Many people who are attracted to hot yoga or Bikram yoga wonder, is hot yoga for beginners? Since there are many different styles of hot yoga and varying temperatures and teaching styles, then it depends on where you go to take a hot yoga class. If you have never taken a yoga class before, hot yoga may not be the best place for you to start, unless, of course, you find a studio and teacher who caters their hot yoga classes specifically to beginning students.

In hard core hot yoga classes, students have passed out due to dehydration, medical issues that went unaddressed by the teacher of sheer exhaustion and an inability to acclimatize to the heat. This can especially be true for people who have low blood pressure. Even though many athletic people have low blood pressure due to their active lifestyles, if this is coupled with a sensitivity to heat, a hot yoga class can be pretty miserable if you have a drill-sergeant like instructor who locks the doors and won’t let you leave without humiliating you and tells you to just lie down on your mat – even if you feel like you are going to pass out or throw up. Other studios realize that people will generally stabilize their blood-volume levels, even in a heated room, but allow them to do it progressively, offering classes of differing ‘hot’ temperatures so that they don’t have to be miserable and feel sick getting used to a hot yoga practice.
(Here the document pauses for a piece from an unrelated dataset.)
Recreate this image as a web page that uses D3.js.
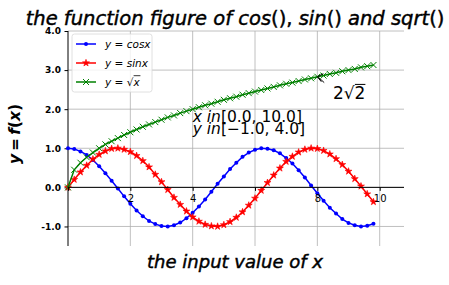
<!DOCTYPE html>
<html>
<head>
<meta charset="utf-8">
<script src="https://d3js.org/d3.v7.min.js"></script>
<style>
  body { margin: 0; background: #fff; }
  svg { font-family: "DejaVu Sans", sans-serif; }
  .grid line { stroke: #b0b0b0; stroke-width: 0.8px; }
  .ylab { font-size: 9px; font-weight: bold; }
  .xlab { font-size: 10px; }
  .heavy { stroke: #000; stroke-width: 0.45px; }
</style>
</head>
<body>
<svg id="chart" width="449" height="285"></svg>
<script>
// sample points and the three series
var xs = [0.0, 0.2, 0.4, 0.6, 0.8, 1.0, 1.2, 1.4, 1.6, 1.8,
          2.0, 2.2, 2.4, 2.6, 2.8, 3.0, 3.2, 3.4, 3.6, 3.8,
          4.0, 4.2, 4.4, 4.6, 4.8, 5.0, 5.2, 5.4, 5.6, 5.8,
          6.0, 6.2, 6.4, 6.6, 6.8, 7.0, 7.2, 7.4, 7.6, 7.8,
          8.0, 8.2, 8.4, 8.6, 8.8, 9.0, 9.2, 9.4, 9.6, 9.8];
var cosVals = [1.00, 0.98, 0.92, 0.83, 0.70, 0.54, 0.36, 0.17, -0.03, -0.23,
               -0.42, -0.59, -0.74, -0.86, -0.94, -0.99, -1.00, -0.97, -0.90, -0.79,
               -0.65, -0.49, -0.31, -0.11, 0.09, 0.28, 0.47, 0.63, 0.78, 0.89,
               0.96, 1.00, 0.99, 0.95, 0.87, 0.75, 0.61, 0.44, 0.25, 0.05,
               -0.15, -0.34, -0.52, -0.67, -0.81, -0.91, -0.97, -1.00, -0.98, -0.93];
var sinVals = [0.00, 0.20, 0.39, 0.56, 0.72, 0.84, 0.93, 0.99, 1.00, 0.97,
               0.91, 0.81, 0.68, 0.52, 0.33, 0.14, -0.06, -0.26, -0.44, -0.61,
               -0.76, -0.87, -0.95, -0.99, -1.00, -0.96, -0.88, -0.77, -0.63, -0.46,
               -0.28, -0.08, 0.12, 0.31, 0.49, 0.66, 0.79, 0.90, 0.97, 1.00,
               0.99, 0.94, 0.85, 0.73, 0.58, 0.41, 0.22, 0.03, -0.17, -0.37];
var sqrtVals = [0.00, 0.45, 0.63, 0.77, 0.89, 1.00, 1.10, 1.18, 1.26, 1.34,
                1.41, 1.48, 1.55, 1.61, 1.67, 1.73, 1.79, 1.84, 1.90, 1.95,
                2.00, 2.05, 2.10, 2.14, 2.19, 2.24, 2.28, 2.32, 2.37, 2.41,
                2.45, 2.49, 2.53, 2.57, 2.61, 2.65, 2.68, 2.72, 2.76, 2.79,
                2.83, 2.86, 2.90, 2.93, 2.97, 3.00, 3.03, 3.07, 3.10, 3.13];

var xTicks = [0, 2, 4, 6, 8, 10];
var xTickLabels = ["", "2", "4", "", "8", "10"];
var yTicks = [-1, 0, 1, 2, 3, 4];
var yTickLabels = ["-1.0", "0.0", "1.0", "2.0", "3.0", "4.0"];
var xDomain = [0, 10.78];   // xlim = x.max() * 1.1
var yDomain = [-1.5, 4.0];

var svg = d3.select("#chart");
var pLeft = 68, pRight = 404, pTop = 31, pBottom = 246;

var x = d3.scaleLinear().domain(xDomain).range([pLeft, pRight]);
var y = d3.scaleLinear().domain(yDomain).range([pBottom, pTop]);

// grid
var grid = svg.append("g").attr("class", "grid");
grid.selectAll(".gx").data(xTicks.slice(1)).enter().append("line")
    .attr("x1", function(d) { return x(d); }).attr("x2", function(d) { return x(d); })
    .attr("y1", pTop).attr("y2", pBottom);
grid.selectAll(".gy").data(yTicks).enter().append("line")
    .attr("x1", pLeft).attr("x2", pRight)
    .attr("y1", function(d) { return y(d); }).attr("y2", function(d) { return y(d); });

// left spine with y ticks
var yAxis = svg.append("g")
    .attr("transform", "translate(" + pLeft + ",0)")
    .call(d3.axisLeft(y).tickValues(yTicks).tickSize(3.5).tickPadding(3.5)
          .tickFormat(function(d, i) { return yTickLabels[i]; }));
yAxis.select(".domain").attr("d", "M0," + pTop + "V" + pBottom).attr("stroke", "#000");
yAxis.selectAll("text").attr("class", "ylab").attr("fill", "#000");
yAxis.attr("font-size", null).attr("font-family", null);

var series = [
  {vals: cosVals, color: "#0000ff", marker: "dot"},
  {vals: sinVals, color: "#ff0000", marker: "star"},
  {vals: sqrtVals, color: "#008000", marker: "cross"}
];

var line = d3.line()
    .x(function(d) { return x(d[0]); })
    .y(function(d) { return y(d[1]); });

function drawMarker(g, type, color, cx, cy) {
  if (type === "dot") {
    g.append("circle").attr("cx", cx).attr("cy", cy).attr("r", 2).attr("fill", color);
  } else if (type === "star") {
    g.append("path").attr("transform", "translate(" + cx + "," + cy + ")")
      .attr("d", d3.symbol(d3.symbolStar, 15)()).attr("fill", color)
      .attr("stroke", color).attr("stroke-width", 0.6);
  } else {
    var s = 3;
    g.append("path")
      .attr("d", "M" + (cx - s) + "," + (cy - s) + "L" + (cx + s) + "," + (cy + s) +
                 "M" + (cx - s) + "," + (cy + s) + "L" + (cx + s) + "," + (cy - s))
      .attr("stroke", color).attr("stroke-width", 1).attr("fill", "none");
  }
}

series.forEach(function(s) {
  var pts = xs.map(function(v, i) { return [v, s.vals[i]]; });
  var g = svg.append("g");
  g.append("path").datum(pts).attr("d", line)
    .attr("fill", "none").attr("stroke", s.color).attr("stroke-width", 1.5);
  pts.forEach(function(p) { drawMarker(g, s.marker, s.color, x(p[0]), y(p[1])); });
});

// bottom spine moved to y = 0 (drawn after the lines)
var xAxis = svg.append("g")
    .attr("transform", "translate(0," + y(0) + ")")
    .call(d3.axisBottom(x).tickValues(xTicks).tickSize(3.5).tickPadding(4)
          .tickFormat(function(d, i) { return xTickLabels[i]; }));
xAxis.select(".domain").attr("d", "M" + pLeft + ",0H" + pRight).attr("stroke", "#000");
xAxis.selectAll("text").attr("class", "xlab").attr("fill", "#000");
xAxis.attr("font-size", null).attr("font-family", null);

// legend
var leg = svg.append("g").attr("transform", "translate(72,34)");
leg.append("rect").attr("width", 80).attr("height", 58).attr("rx", 2.5)
  .attr("fill", "#fff").attr("fill-opacity", 0.8).attr("stroke", "#d8d8d8").attr("stroke-width", 0.8);
var legTexts = [
  [["y", 1], [" = ", 0], ["cosx", 1]],
  [["y", 1], [" = ", 0], ["sinx", 1]],
  [["y", 1], [" = ", 0], ["\u221A", 0], ["x", 1]]
];
series.forEach(function(s, i) {
  var ly = 10 + i * 19;
  leg.append("line").attr("x1", 4).attr("x2", 24).attr("y1", ly).attr("y2", ly)
    .attr("stroke", s.color).attr("stroke-width", 1.5);
  drawMarker(leg, s.marker, s.color, 14, ly);
  var t = leg.append("text").attr("x", 33).attr("y", ly + 4).attr("font-size", 10.5);
  legTexts[i].forEach(function(p) {
    t.append("tspan").text(p[0]).attr("font-style", p[1] ? "italic" : "normal");
  });
  if (i === 2) {
    var bb = t.node().getBBox();
    leg.append("line").attr("x1", bb.x + bb.width - 6.8).attr("x2", bb.x + bb.width)
      .attr("y1", ly - 6.3).attr("y2", ly - 6.3).attr("stroke", "#000").attr("stroke-width", 0.8);
  }
});

// annotation 2*sqrt(2)
var ax = x(8), ay = y(2.83);
var tx = x(8.22), ty = y(2.68);
svg.append("line").attr("x1", tx).attr("y1", ty).attr("x2", ax + 1).attr("y2", ay + 0.5)
  .attr("stroke", "#000").attr("stroke-width", 1);
svg.append("path").attr("d", "M" + (ax + 6) + "," + (ay - 3) + "L" + ax + "," + ay + "L" + (ax + 4) + "," + (ay + 5))
  .attr("stroke", "#000").attr("fill", "none").attr("stroke-width", 1);
var ann = svg.append("text").attr("x", x(8.5)).attr("y", y(2.25)).attr("font-size", 17)
  .text("2\u221A2");
var abb = ann.node().getBBox();
svg.append("line").attr("x1", abb.x + abb.width - 10.5).attr("x2", abb.x + abb.width)
  .attr("y1", y(2.25) - 15).attr("y2", y(2.25) - 15).attr("stroke", "#000").attr("stroke-width", 1);

// range text
function mathText(xp, yp, parts) {
  var t = svg.append("text").attr("x", xp).attr("y", yp).attr("font-size", 15.5);
  parts.forEach(function(p) {
    t.append("tspan").text(p[0]).attr("font-style", p[1] ? "italic" : "normal");
  });
}
mathText(x(4), 122, [["x in", 1], ["[0.0, 10.0]", 0]]);
mathText(x(4), 134, [["y in", 1], ["[\u22121.0, 4.0]", 0]]);

// title and axis labels
var title = svg.append("text").attr("class", "heavy").attr("x", 235).attr("y", 25)
  .attr("text-anchor", "middle").attr("font-size", 19.5);
[["the function figure of cos", 1], ["(), ", 0], ["sin", 1], ["() ", 0], ["and sqrt", 1], ["()", 0]]
  .forEach(function(p) { title.append("tspan").text(p[0]).attr("font-style", p[1] ? "italic" : "normal"); });

svg.append("text").attr("class", "heavy").attr("x", 235).attr("y", 268)
  .attr("text-anchor", "middle").attr("font-size", 18).attr("font-style", "italic")
  .text("the input value of x");

var yl = svg.append("text").attr("transform", "translate(20,134) rotate(-90)")
  .attr("text-anchor", "middle").attr("font-size", 15.5).attr("font-weight", "bold");
[["y", 1], ["\u2009=\u2009", 0], ["f", 1], ["(", 0], ["x", 1], [")", 0]]
  .forEach(function(p) { yl.append("tspan").text(p[0]).attr("font-style", p[1] ? "italic" : "normal"); });
</script>
</body>
</html>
Even though there are benefits to practicing in a heated environment, such as the fact that muscles seem to stretch more easily when warm, and you can sweat about three pounds or more of water weight in a single class – ideal if you are trying to fit into some tight pants or that little black dress for a special occasion – this is not really the true purpose of yoga, and though yoga masters of India practiced in monsoons and hot days, they also didn’t eat for weeks on end and practiced other rather extreme acetic practices which we would not voluntarily put ourselves through in the West without good reason. It doesn’t mean that these practices are not sound within an overall yoga experience, but may be more like jumping on one leg and saying it will make rain come. No one should have to suffer in a hot yoga class just because they are new to yoga, so to answer the question – is hot yoga for beginners? It depends on how tolerant your studio and yoga teacher are of your journey into yoga. Do they allow beginners to leave the room or get a drink of water if they start feeling sick? Do they offer classes that are heated, but not as hot as the advanced classes for people who have had lots of time and many hours of practice to acclimatize their bodies to doing yoga in heat? Do they crack a door when it starts to get sweltering and they see people fading, or do they just seem to relish the suffering? Use your best judgment and always consider getting a doctors o.k. before starting any hot yoga class. Your gut instinct is usually right on.